L’homme au costume de lapin jaune va alors mettre toute son énergie dans la réalisation de son rêve, jusqu’à en oublier le monde qui l’entoure. Mais dans la vie les choses ne se passent pas toujours comme on le souhaite ; l’histoire incite à penser qu’il faut parfois savoir faire le bon choix et changer de chemin. Son idée obsessionnelle l’ostracise peu-à-peu, et lui rend inaccessibles ces petites choses qui font réellement le bonheur : l’amour, l’amitié, la curiosité.
Au-delà de la comédie, un film sur la vie
Plus qu’un film sur le théâtre et la condition d’artistes, Le gros Lapin stupide est un film sur la vie en général. Il n’est pas question de décrire la vie d’un artiste raté. Le but est tout autre : il veut en effet montrer combien l’homme peut se détacher de ce qui est réellement important, en étant aveuglé par une chimère. Pour Slava Ross "Seul l’amour et l’ouverture au monde et aux autres peuvent sauver l’Homme.".
Le gros Lapin stupide s’apparente finalement à un mélodrame déguisé en comédie. Cette simple histoire humaine montre les tourments du cœur, du corps, et de la conscience quand celle-ci est blessée par la vie. Par la complexité de la mise en scène, le film se destine à un public plus ‘artistique’. Cependant chacun peut se retrouver dans cette histoire et se poser la question : est-ce que je vis vraiment ma vie ?
Céline Anton
[1] Nikita Sergueievitch Mikhalkov, né en Moscou en 1945, est un réalisateur russe.
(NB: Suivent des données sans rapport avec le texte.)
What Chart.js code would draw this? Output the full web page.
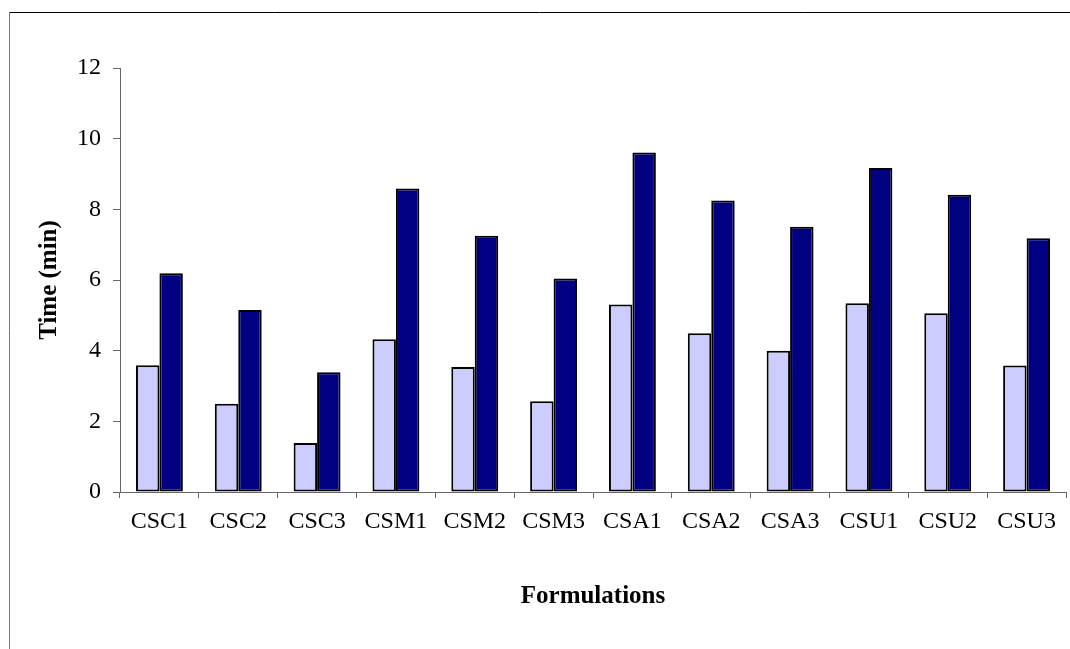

D’abord acteur, il passe derrière la caméra dans les années 70. Il réalise des grands films qui montrent sa connaissance profonde du cinéma et de la technique : L’esclave de l’amour ou Partition inachevée pour piano mécanique. Il faudra attendre les années 80-90 pour que le succès arrive : Les yeux noirs, tiré de trois nouvelles de Tchékov (1987) et bien sûr Soleil trompeur (1994).